Domingo, 14 de septiembre de 2008 | Hoy
EDUARDO BERGARA LEUMANN (1932-2008)
Por María Moreno
Bergara Leumann secularizó los ángeles antes que la new age los convirtiera en prosaicos gestores de marketing. Inventó un museo de la vida cotidiana y de arte prêt à porter (aunque fijo en las paredes de su Botica o apoyado en ellas) sin saber nada del supuesto giro subjetivo dado por la historia y las ciencias sociales. Vivió en arte con cierto acento puesto en la escenografía como Batato Barea –que debió haberlo visto en la tele, allá en su infancia–, vivió en arte con cierto acento en la poesía. El destino del precursor es volverse anónimo, un precursor ni siquiera puede hacer un juicio de plagio puesto que lo que le han birlado suele encontrarse ya sin firma en el aire de su tiempo. Hombres como Bergara, que son testigos de los que pasaron y que fijan mitologías, atesoran objet trouvés o caballos regalados de dientes perfectos, recopilan anécdotas emblemáticas y trazan retratos orales al paso, son esenciales a las ciudades como la millonaria y salonera Miss Natalie Barney lo era para París y el erudito y gondolero Baron Corvo para Venecia, a principios del siglo XX. Como Bergara Leumann, un Fernando Noy o una Felisa Pinto son de los escasos archivos de Buenos Aires en cuerpo presente.

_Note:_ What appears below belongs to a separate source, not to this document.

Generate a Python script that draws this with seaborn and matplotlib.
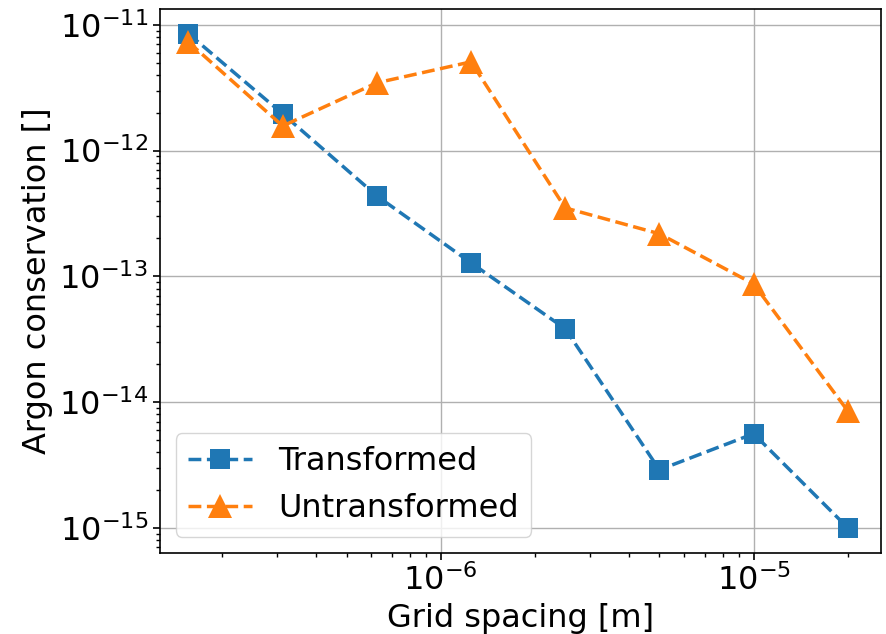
import numpy as np
import pandas as pd
import matplotlib
matplotlib.use("Agg")
import matplotlib.pyplot as plt
import seaborn as sns

grid_spacing = [1.5625e-7, 3.125e-7, 6.25e-7, 1.25e-6, 2.5e-6, 5e-6, 1e-5, 2e-5]
transformed = [8.5e-12, 1.96e-12, 4.36e-13, 1.28e-13, 3.83e-14, 2.89e-15, 5.6e-15, 1.0e-15]
untransformed = [7.3e-12, 1.57e-12, 3.46e-12, 5.08e-12, 3.5e-13, 2.18e-13, 8.7e-14, 8.5e-15]

sns.set_style("ticks")
plt.rcParams['font.family'] = ['DejaVu Sans']
for k in ["text.color", "axes.labelcolor", "xtick.color", "ytick.color", "axes.edgecolor"]:
    plt.rcParams[k] = "black"

fig, ax = plt.subplots(figsize=(8.87, 6.34), dpi=100)
fig.subplots_adjust(left=0.18, right=0.993, top=0.986, bottom=0.128)

df1 = pd.DataFrame({"x": grid_spacing, "y": transformed})
df2 = pd.DataFrame({"x": grid_spacing, "y": untransformed})
sns.lineplot(data=df1, x="x", y="y", ax=ax, color="#1f77b4", marker="s", markersize=15,
             linestyle="--", linewidth=2.5, markeredgewidth=0, label="Transformed")
sns.lineplot(data=df2, x="x", y="y", ax=ax, color="#ff7f0e", marker="^", markersize=17,
             linestyle="--", linewidth=2.5, markeredgewidth=0, label="Untransformed")

ax.set_xscale("log")
ax.set_yscale("log")
ax.grid(True, which="major", color="#b0b0b0", linewidth=1)
ax.set_xlabel("Grid spacing [m]", fontsize=23)
ax.set_ylabel("Argon conservation []", fontsize=23)
ax.tick_params(axis="both", which="major", labelsize=23, length=5, width=1.2)
ax.tick_params(axis="both", which="minor", length=3, width=1)
ax.set_xlim(1.264e-7, 2.55e-5)
ax.set_ylim(6.32e-16, 1.34e-11)
leg = ax.legend(loc="lower left", fontsize=23, frameon=True)
for sp in ax.spines.values():
    sp.set_linewidth(1.2)
fig.savefig("out.png", dpi=100)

El reportaje que publiqué en Radar en 2005 no le gustó. Bergara concebía la entrevista a la manera clásica de las secciones de Artes y Espectáculos, como un testimonio supeditado a una noticia de actualidad: él había planeado explayarse sobre un proyecto muy ambicioso que se le había ocurrido para festejar el centenario de Berni y había terminado contando su propia vida. Una nota en la prensa significaba promoción y no había que malgastarla, también era un reconocimiento, por eso durante la grabación de la entrevista aprovechó para pedir que entrevistara a otros artistas injustamente relegados, algunos gravemente enfermos. A través de un par de llamados telefónicos, se quejó después de la publicación: le habían reprochado ciertas confidencias. Aunque era sensible a la crítica, hacía lo que le daba la gana, sencillamente porque las críticas le llegaban cuando ya él se había mandado.
El poeta Robert Burns decía: “Cuando bebo un vaso de whisky me siento otro hombre, y ese otro hombre quiere otro vaso de whisky”. No hay mejor definición de la adicción o, para evitar la jerga médica, el gusto por perder la cuenta. A Bergara lo perdía el instante en que sacaba la cintita roja que sella el paquete de galletitas y extraía la primera, contaba. No era Sid Vicious sino un disfrutador que pagaba el costo en la propia carne. Horror al vacío, del estómago, de la pared, de la imaginación. Los llenó a todos y se llenó de amigos. ¿Qué pasará con la Botica? Bergara Leumann, que tenía una vertiente pedagógica –por algo había planeado que se enseñara el arte del collage a los Juanito Laguna de las villas–, quizás hubiera querido que sus puertas se abrieran para sus exvotos laicos a todo Buenos Aires.